WORK TO BE COMPLETED: From the top of the entries, reproduce each line exactly, stopping after the line that contains "30, 35, 40];". Omit pictures.

ROWS:
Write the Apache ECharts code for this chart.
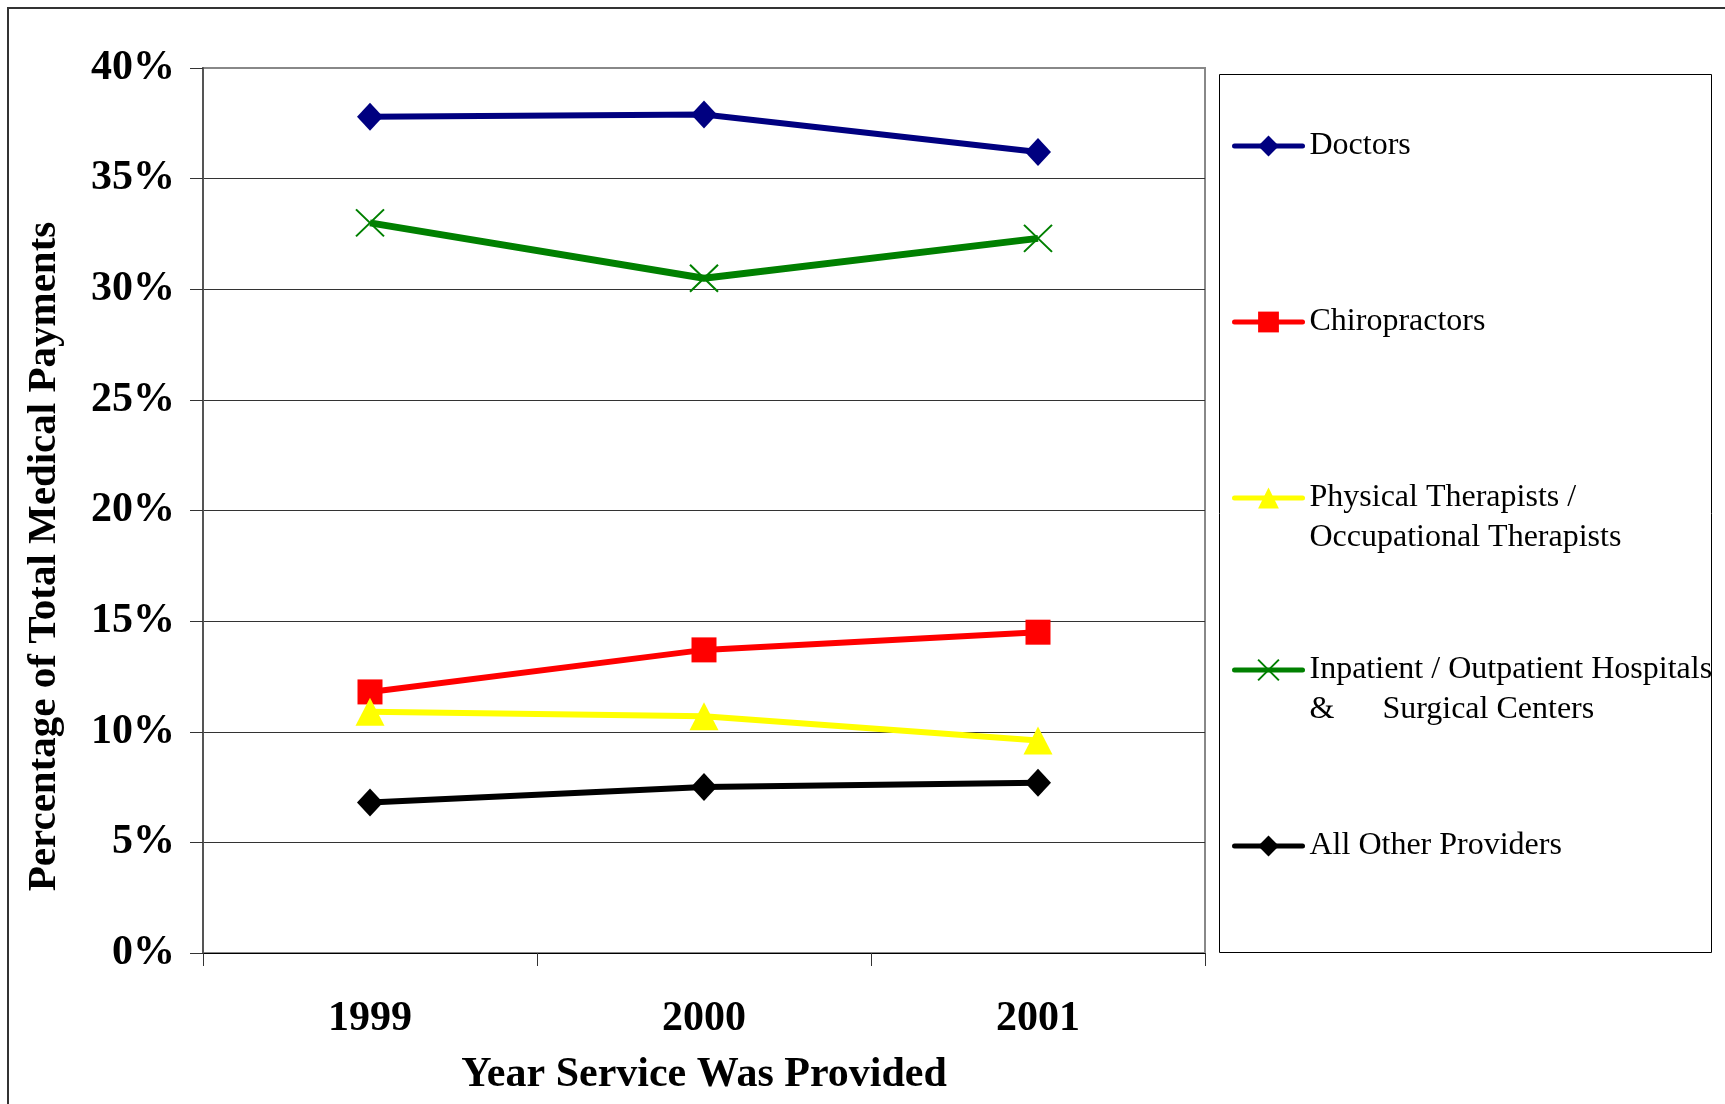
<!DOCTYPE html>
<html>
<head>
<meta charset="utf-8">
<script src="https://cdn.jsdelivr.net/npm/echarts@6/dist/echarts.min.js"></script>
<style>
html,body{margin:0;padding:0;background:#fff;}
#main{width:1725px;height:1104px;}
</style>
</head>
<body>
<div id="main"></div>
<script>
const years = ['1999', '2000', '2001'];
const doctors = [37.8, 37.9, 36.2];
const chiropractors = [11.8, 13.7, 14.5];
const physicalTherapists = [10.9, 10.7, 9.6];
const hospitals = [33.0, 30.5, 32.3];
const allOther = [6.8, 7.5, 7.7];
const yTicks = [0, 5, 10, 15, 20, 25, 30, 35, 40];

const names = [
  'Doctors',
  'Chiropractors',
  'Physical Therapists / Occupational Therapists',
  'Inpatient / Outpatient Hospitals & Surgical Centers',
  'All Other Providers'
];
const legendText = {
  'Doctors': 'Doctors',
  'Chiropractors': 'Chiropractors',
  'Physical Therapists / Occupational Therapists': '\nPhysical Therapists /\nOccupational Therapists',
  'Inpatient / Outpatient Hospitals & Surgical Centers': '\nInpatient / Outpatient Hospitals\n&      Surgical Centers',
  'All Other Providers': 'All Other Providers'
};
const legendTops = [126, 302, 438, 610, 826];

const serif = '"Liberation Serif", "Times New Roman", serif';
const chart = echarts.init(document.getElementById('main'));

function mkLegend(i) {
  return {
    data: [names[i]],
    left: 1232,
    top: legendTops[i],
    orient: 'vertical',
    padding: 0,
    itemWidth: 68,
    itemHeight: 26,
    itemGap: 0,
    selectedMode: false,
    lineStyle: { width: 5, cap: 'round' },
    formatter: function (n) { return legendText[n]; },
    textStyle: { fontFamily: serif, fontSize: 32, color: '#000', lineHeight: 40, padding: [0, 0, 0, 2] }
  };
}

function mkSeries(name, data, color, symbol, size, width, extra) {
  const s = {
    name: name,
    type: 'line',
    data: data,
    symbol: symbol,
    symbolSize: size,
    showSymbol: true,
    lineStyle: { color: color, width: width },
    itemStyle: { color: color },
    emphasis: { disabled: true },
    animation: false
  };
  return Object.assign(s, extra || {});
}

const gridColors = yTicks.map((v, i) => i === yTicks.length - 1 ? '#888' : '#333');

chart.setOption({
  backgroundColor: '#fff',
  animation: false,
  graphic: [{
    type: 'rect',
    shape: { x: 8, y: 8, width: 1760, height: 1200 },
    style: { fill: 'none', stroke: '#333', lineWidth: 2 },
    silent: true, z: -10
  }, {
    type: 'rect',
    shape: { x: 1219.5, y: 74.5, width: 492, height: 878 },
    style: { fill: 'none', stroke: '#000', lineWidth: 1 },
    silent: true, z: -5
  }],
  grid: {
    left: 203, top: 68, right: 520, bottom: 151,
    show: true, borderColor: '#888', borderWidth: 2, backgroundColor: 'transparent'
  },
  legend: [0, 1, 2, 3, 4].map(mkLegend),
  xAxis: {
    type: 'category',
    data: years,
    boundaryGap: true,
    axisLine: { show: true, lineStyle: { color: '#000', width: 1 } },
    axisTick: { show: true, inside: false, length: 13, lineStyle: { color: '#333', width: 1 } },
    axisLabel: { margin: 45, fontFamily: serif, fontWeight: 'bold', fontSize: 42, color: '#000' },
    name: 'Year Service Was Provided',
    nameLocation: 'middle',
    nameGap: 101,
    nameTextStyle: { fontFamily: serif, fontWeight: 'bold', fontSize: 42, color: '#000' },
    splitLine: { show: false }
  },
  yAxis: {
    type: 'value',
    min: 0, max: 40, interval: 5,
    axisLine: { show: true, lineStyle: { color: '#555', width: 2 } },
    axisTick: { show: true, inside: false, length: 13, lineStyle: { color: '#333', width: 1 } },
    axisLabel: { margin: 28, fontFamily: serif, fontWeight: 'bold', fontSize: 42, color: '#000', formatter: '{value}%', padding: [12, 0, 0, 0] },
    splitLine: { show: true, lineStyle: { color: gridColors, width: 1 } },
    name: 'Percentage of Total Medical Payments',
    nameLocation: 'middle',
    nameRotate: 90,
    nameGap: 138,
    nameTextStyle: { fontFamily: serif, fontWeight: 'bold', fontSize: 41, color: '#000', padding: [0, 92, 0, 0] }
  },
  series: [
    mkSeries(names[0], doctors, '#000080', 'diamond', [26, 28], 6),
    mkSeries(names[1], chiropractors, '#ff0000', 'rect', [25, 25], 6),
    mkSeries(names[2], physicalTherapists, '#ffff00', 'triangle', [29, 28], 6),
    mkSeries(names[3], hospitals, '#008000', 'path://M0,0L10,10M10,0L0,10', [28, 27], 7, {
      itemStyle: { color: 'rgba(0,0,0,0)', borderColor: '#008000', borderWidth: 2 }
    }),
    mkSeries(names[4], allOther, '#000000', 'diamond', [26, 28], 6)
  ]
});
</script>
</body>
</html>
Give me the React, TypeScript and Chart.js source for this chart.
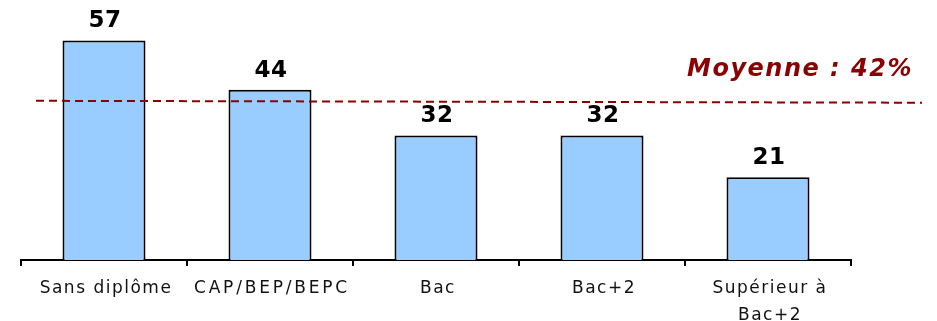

COMPLETED TASK:
Write the Apache ECharts code for this chart.
<!DOCTYPE html>
<html>
<head>
<meta charset="utf-8">
<script src="https://cdn.jsdelivr.net/npm/echarts@6/dist/echarts.min.js"></script>
<style>
html,body{margin:0;padding:0;background:#fff;}
#main{width:1725px;height:1104px;}
</style>
</head>
<body>
<div id="main"></div>
<script>
const years = ['1999', '2000', '2001'];
const doctors = [37.8, 37.9, 36.2];
const chiropractors = [11.8, 13.7, 14.5];
const physicalTherapists = [10.9, 10.7, 9.6];
const hospitals = [33.0, 30.5, 32.3];
const allOther = [6.8, 7.5, 7.7];
const yTicks = [0, 5, 10, 15, 20, 25, 30, 35, 40];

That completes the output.